STATED EXERCISE
Quote the data below in full, minus the images.

RAW DATA
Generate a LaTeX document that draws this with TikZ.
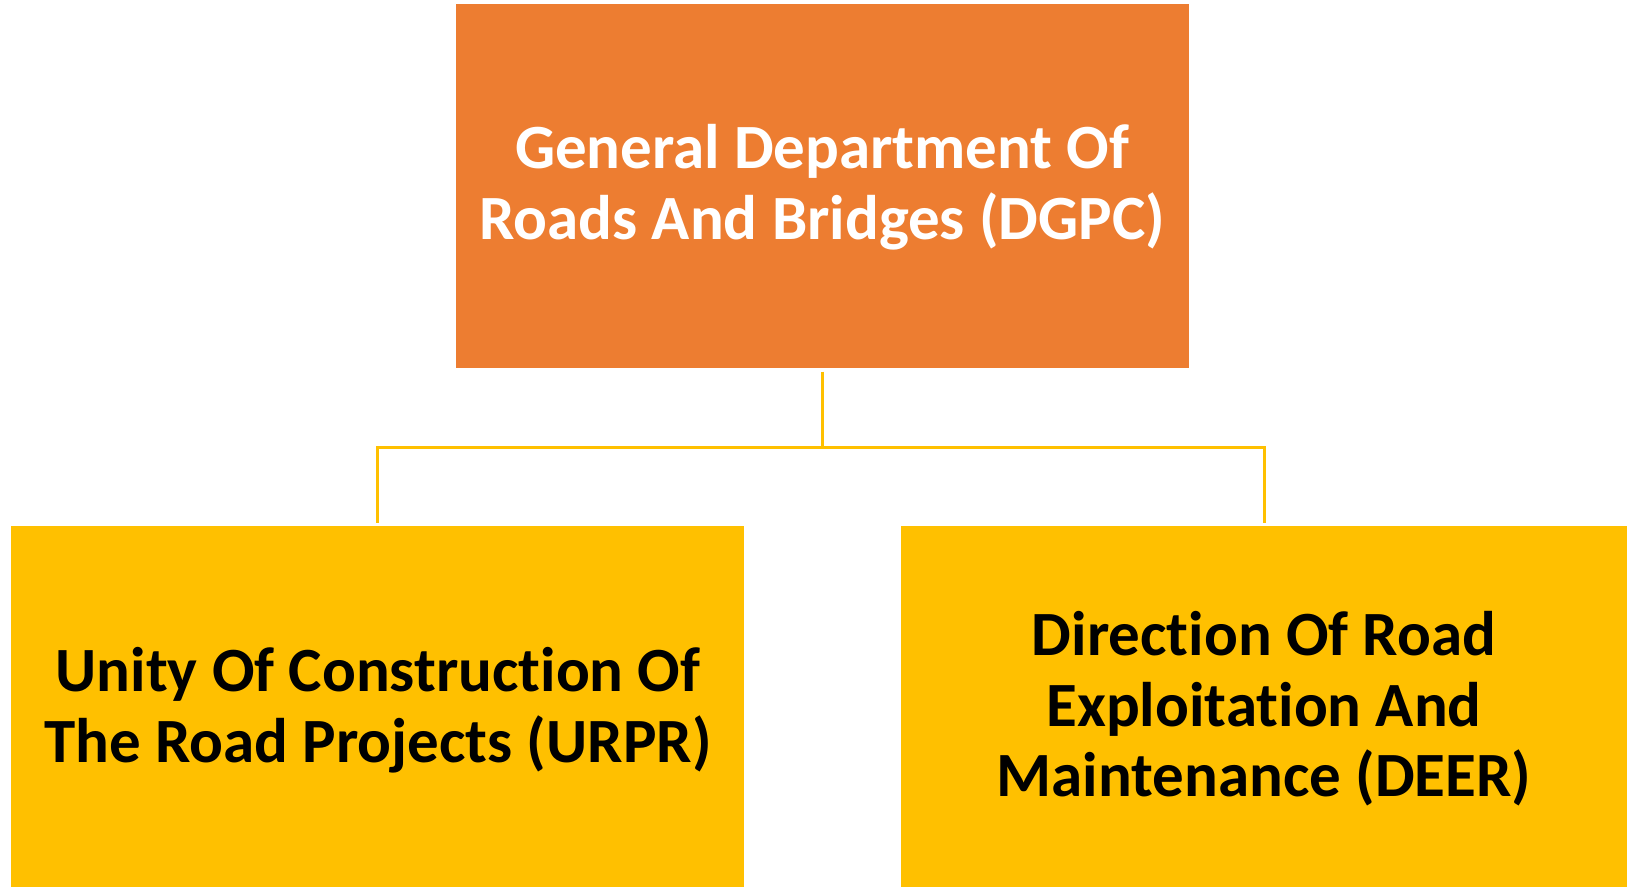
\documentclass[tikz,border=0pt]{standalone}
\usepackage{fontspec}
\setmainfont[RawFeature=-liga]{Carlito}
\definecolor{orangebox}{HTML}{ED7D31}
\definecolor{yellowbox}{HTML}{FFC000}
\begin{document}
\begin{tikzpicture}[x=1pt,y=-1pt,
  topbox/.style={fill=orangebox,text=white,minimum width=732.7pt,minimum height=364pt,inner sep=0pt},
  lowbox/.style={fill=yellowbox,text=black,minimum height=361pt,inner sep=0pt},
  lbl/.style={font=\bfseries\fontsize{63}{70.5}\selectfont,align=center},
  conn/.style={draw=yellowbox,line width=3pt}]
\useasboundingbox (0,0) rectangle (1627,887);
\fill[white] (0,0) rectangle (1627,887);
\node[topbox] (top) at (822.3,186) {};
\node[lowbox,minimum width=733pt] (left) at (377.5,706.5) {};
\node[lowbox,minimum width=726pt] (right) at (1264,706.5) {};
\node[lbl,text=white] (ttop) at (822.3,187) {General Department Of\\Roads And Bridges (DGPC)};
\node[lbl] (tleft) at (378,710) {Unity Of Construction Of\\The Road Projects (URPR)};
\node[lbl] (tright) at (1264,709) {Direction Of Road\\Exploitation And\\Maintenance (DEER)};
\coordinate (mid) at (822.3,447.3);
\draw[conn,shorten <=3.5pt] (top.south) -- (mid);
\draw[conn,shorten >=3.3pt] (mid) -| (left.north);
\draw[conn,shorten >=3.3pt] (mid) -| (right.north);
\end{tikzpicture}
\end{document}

EXPECTED OUTPUT
Generate a LaTeX document that draws this with TikZ.
\documentclass[tikz,border=0pt]{standalone}
\usepackage{fontspec}
\setmainfont[RawFeature=-liga]{Carlito}
\definecolor{orangebox}{HTML}{ED7D31}
\definecolor{yellowbox}{HTML}{FFC000}
\begin{document}
\begin{tikzpicture}[x=1pt,y=-1pt,
  topbox/.style={fill=orangebox,text=white,minimum width=732.7pt,minimum height=364pt,inner sep=0pt},
  lowbox/.style={fill=yellowbox,text=black,minimum height=361pt,inner sep=0pt},
  lbl/.style={font=\bfseries\fontsize{63}{70.5}\selectfont,align=center},
  conn/.style={draw=yellowbox,line width=3pt}]
\useasboundingbox (0,0) rectangle (1627,887);
\fill[white] (0,0) rectangle (1627,887);
\node[topbox] (top) at (822.3,186) {};
\node[lowbox,minimum width=733pt] (left) at (377.5,706.5) {};
\node[lowbox,minimum width=726pt] (right) at (1264,706.5) {};
\node[lbl,text=white] (ttop) at (822.3,187) {General Department Of\\Roads And Bridges (DGPC)};
\node[lbl] (tleft) at (378,710) {Unity Of Construction Of\\The Road Projects (URPR)};
\node[lbl] (tright) at (1264,709) {Direction Of Road\\Exploitation And\\Maintenance (DEER)};
\coordinate (mid) at (822.3,447.3);
\draw[conn,shorten <=3.5pt] (top.south) -- (mid);
\draw[conn,shorten >=3.3pt] (mid) -| (left.north);
\draw[conn,shorten >=3.3pt] (mid) -| (right.north);
\end{tikzpicture}
\end{document}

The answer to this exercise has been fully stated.